In accordance with this opinion, the order and judgment are affirmed.
H.F. Gierke III
Gerald W. VandeWalle
Vernon R. Pederson, S.J.
Herbert L. Meschke
Ralph J. Erickstad, C.J.
Pederson, S. J., sitting in place of Levine, J., disqualified.
1. Section 32-03.2-02, N.D.C.C., provides, in part:
"32-03.2-02. Modified comparative fault. ...When two or more parties are found to have contributed to the injury, the liability of each party is several only, and is joint, and each party is liable only for the amount of damages attributable to the percentage of fault of that party, except that any persons who act in concert in committing the act, or ratifies or adopts the act for their benefit, are jointly liable for all damages attributable to their combined percentage of fault."

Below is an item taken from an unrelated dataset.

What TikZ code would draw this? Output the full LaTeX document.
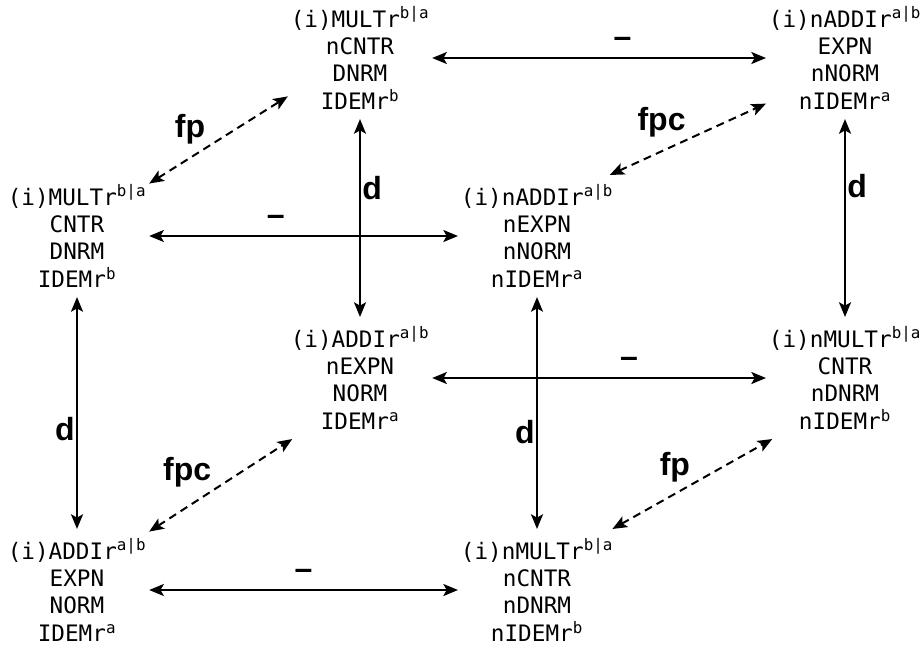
\documentclass[tikz,border=0pt]{standalone}
\usepackage{fontspec}
\setmainfont{Liberation Sans}
\setmonofont{DejaVu Sans Mono}
\usetikzlibrary{arrows.meta}

\newcommand{\upr}[1]{\textsuperscript{#1}}

\tikzset{
  prop/.style={font=\ttfamily\fontsize{17}{20.6}\selectfont, align=center,
    inner xsep=2pt, inner ysep=7pt},
  rel/.style={<->, >={Stealth[length=11pt,width=9pt,inset=2.5pt]}, line width=1.5pt},
  weak/.style={rel, dash pattern=on 6pt off 4pt},
  lbl/.style={font=\bfseries\fontsize{24}{28}\selectfont, inner sep=1pt},
}

\begin{document}
\begin{tikzpicture}[x=0.75pt,y=-0.75pt]
\useasboundingbox (0,0) rectangle (920,651);
% back face
\node[prop] (mulA)  at (360,58)  {(i)MULTr\upr{b|a}\\nCNTR\\DNRM\\IDEMr\upr{b}};
\node[prop] (naddA) at (845,58)  {(i)nADDIr\upr{a|b}\\EXPN\\nNORM\\nIDEMr\upr{a}};
\node[prop] (addA)  at (360,378) {(i)ADDIr\upr{a|b}\\nEXPN\\NORM\\IDEMr\upr{a}};
\node[prop] (nmulA) at (845,378) {(i)nMULTr\upr{b|a}\\CNTR\\nDNRM\\nIDEMr\upr{b}};
% front face
\node[prop] (mulB)  at (77,236)  {(i)MULTr\upr{b|a}\\CNTR\\DNRM\\IDEMr\upr{b}};
\node[prop] (naddB) at (537,236) {(i)nADDIr\upr{a|b}\\nEXPN\\nNORM\\nIDEMr\upr{a}};
\node[prop] (addB)  at (77,590)  {(i)ADDIr\upr{a|b}\\EXPN\\NORM\\IDEMr\upr{a}};
\node[prop] (nmulB) at (537,590) {(i)nMULTr\upr{b|a}\\nCNTR\\nDNRM\\nIDEMr\upr{b}};

\draw[rel] (mulA) -- (naddA) node[lbl, above=6pt, pos=0.57] {–};
\draw[rel] (addA) -- (nmulA) node[lbl, above=6pt, pos=0.59] {–};
\draw[rel] (mulB) -- (naddB) node[lbl, above=6pt, pos=0.41] {–};
\draw[rel] (addB) -- (nmulB) node[lbl, above=6pt, pos=0.5] {–};

\draw[rel] (mulA) -- (addA) node[lbl, right, pos=0.35] {d};
\draw[rel] (naddA) -- (nmulA) node[lbl, right, pos=0.34] {d};
\draw[rel] (mulB) -- (addB) node[lbl, left, pos=0.57] {d};
\draw[rel] (naddB) -- (nmulB) node[lbl, left, pos=0.58] {d};

\draw[weak] (mulB.36) -- (mulA.208) node[lbl, above left, pos=0.42] {fp};
\draw[weak] (naddB.40) -- (naddA.210) node[lbl, above left, pos=0.5] {fpc};
\draw[weak] (addB.39) -- (addA.222) node[lbl, above left, pos=0.45] {fpc};
\draw[weak] (nmulB.39) -- (nmulA.220) node[lbl, above left, pos=0.5] {fp};
\end{tikzpicture}
\end{document}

2. Article I, § 21, N.D. Const., provides:
"No special privileges or immunities shall ever be granted which may not be altered, revoked or repealed by the legislative assembly; nor shall any citizen or class of citizens be granted privileges or immunities which upon the same terms shall not be granted to all citizens."
3. In Kadrmas v. Dickinson Public Schools, 487 U.S. 450, 108 S. Ct. 2481, 101 L.Ed.2d 39 (1988), the United States Supreme Court recognized that, under the Federal Constitution, the "intermediate" or "heightened" level of scrutiny generally has not been extended beyond discriminatory classifications based on sex, illegitimacy, or "unique circumstances" like denying the children of illegal aliens free public education available to other residents. Under our dual constitutional system, our equal protection analysis under Article I, § 21, N.D. Const., is not necessarily governed by the Federal Court's analysis of the parallel Federal constitutional provision. Johnson v. Hassett, 217 N.W.2d 771 (N.D. 1974).